Your goal - Repeat the data word for word. Do not include the pictures.

Source excerpt -
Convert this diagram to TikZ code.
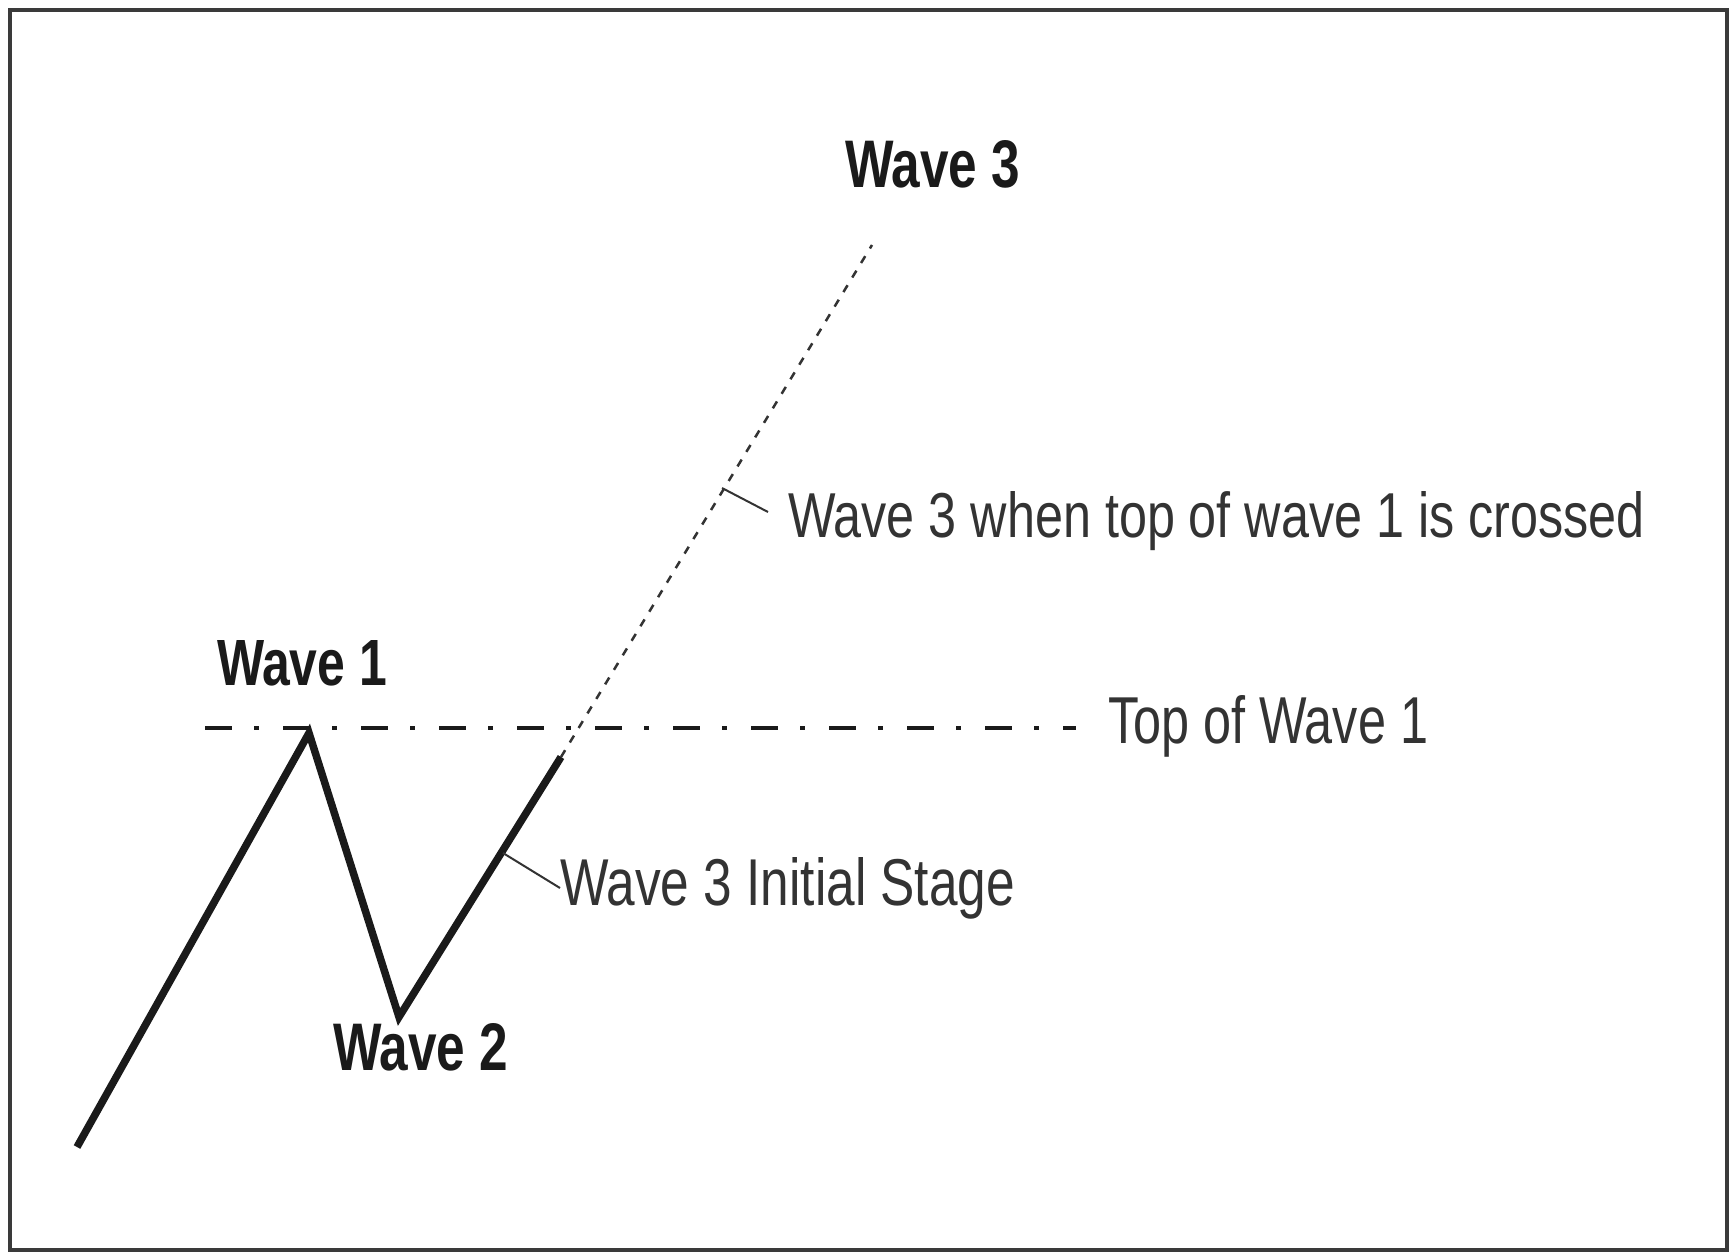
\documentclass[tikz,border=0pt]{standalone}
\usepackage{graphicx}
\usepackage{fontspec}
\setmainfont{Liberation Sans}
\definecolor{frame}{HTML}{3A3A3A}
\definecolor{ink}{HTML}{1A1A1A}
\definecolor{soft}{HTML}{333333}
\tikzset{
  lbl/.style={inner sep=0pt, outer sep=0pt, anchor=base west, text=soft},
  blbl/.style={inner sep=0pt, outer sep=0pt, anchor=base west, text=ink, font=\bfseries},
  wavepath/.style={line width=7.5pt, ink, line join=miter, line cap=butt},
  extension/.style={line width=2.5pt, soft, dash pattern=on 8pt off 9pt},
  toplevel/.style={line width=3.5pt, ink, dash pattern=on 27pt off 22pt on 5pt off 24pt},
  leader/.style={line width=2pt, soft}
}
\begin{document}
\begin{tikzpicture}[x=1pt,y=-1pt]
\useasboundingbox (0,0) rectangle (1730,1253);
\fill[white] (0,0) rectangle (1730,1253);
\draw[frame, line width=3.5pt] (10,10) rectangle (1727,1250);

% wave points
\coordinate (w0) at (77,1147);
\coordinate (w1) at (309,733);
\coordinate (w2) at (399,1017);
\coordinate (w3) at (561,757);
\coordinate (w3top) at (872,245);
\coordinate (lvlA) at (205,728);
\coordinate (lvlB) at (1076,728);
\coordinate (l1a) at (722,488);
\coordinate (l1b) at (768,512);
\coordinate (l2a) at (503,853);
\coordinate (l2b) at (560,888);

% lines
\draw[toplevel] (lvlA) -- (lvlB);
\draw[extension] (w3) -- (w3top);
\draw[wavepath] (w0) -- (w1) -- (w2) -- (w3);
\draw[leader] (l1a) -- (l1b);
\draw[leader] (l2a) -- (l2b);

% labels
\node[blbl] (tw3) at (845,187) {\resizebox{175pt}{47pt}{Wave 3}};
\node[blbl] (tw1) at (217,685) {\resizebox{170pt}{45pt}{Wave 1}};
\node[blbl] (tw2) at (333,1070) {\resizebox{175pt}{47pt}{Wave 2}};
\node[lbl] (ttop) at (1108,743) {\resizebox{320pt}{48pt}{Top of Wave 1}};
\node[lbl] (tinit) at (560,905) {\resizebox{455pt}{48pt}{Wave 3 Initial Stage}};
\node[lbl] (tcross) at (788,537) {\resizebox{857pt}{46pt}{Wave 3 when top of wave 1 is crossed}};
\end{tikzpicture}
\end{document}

Exercise result -
Convert this diagram to TikZ code.
\documentclass[tikz,border=0pt]{standalone}
\usepackage{graphicx}
\usepackage{fontspec}
\setmainfont{Liberation Sans}
\definecolor{frame}{HTML}{3A3A3A}
\definecolor{ink}{HTML}{1A1A1A}
\definecolor{soft}{HTML}{333333}
\tikzset{
  lbl/.style={inner sep=0pt, outer sep=0pt, anchor=base west, text=soft},
  blbl/.style={inner sep=0pt, outer sep=0pt, anchor=base west, text=ink, font=\bfseries},
  wavepath/.style={line width=7.5pt, ink, line join=miter, line cap=butt},
  extension/.style={line width=2.5pt, soft, dash pattern=on 8pt off 9pt},
  toplevel/.style={line width=3.5pt, ink, dash pattern=on 27pt off 22pt on 5pt off 24pt},
  leader/.style={line width=2pt, soft}
}
\begin{document}
\begin{tikzpicture}[x=1pt,y=-1pt]
\useasboundingbox (0,0) rectangle (1730,1253);
\fill[white] (0,0) rectangle (1730,1253);
\draw[frame, line width=3.5pt] (10,10) rectangle (1727,1250);

% wave points
\coordinate (w0) at (77,1147);
\coordinate (w1) at (309,733);
\coordinate (w2) at (399,1017);
\coordinate (w3) at (561,757);
\coordinate (w3top) at (872,245);
\coordinate (lvlA) at (205,728);
\coordinate (lvlB) at (1076,728);
\coordinate (l1a) at (722,488);
\coordinate (l1b) at (768,512);
\coordinate (l2a) at (503,853);
\coordinate (l2b) at (560,888);

% lines
\draw[toplevel] (lvlA) -- (lvlB);
\draw[extension] (w3) -- (w3top);
\draw[wavepath] (w0) -- (w1) -- (w2) -- (w3);
\draw[leader] (l1a) -- (l1b);
\draw[leader] (l2a) -- (l2b);

% labels
\node[blbl] (tw3) at (845,187) {\resizebox{175pt}{47pt}{Wave 3}};
\node[blbl] (tw1) at (217,685) {\resizebox{170pt}{45pt}{Wave 1}};
\node[blbl] (tw2) at (333,1070) {\resizebox{175pt}{47pt}{Wave 2}};
\node[lbl] (ttop) at (1108,743) {\resizebox{320pt}{48pt}{Top of Wave 1}};
\node[lbl] (tinit) at (560,905) {\resizebox{455pt}{48pt}{Wave 3 Initial Stage}};
\node[lbl] (tcross) at (788,537) {\resizebox{857pt}{46pt}{Wave 3 when top of wave 1 is crossed}};
\end{tikzpicture}
\end{document}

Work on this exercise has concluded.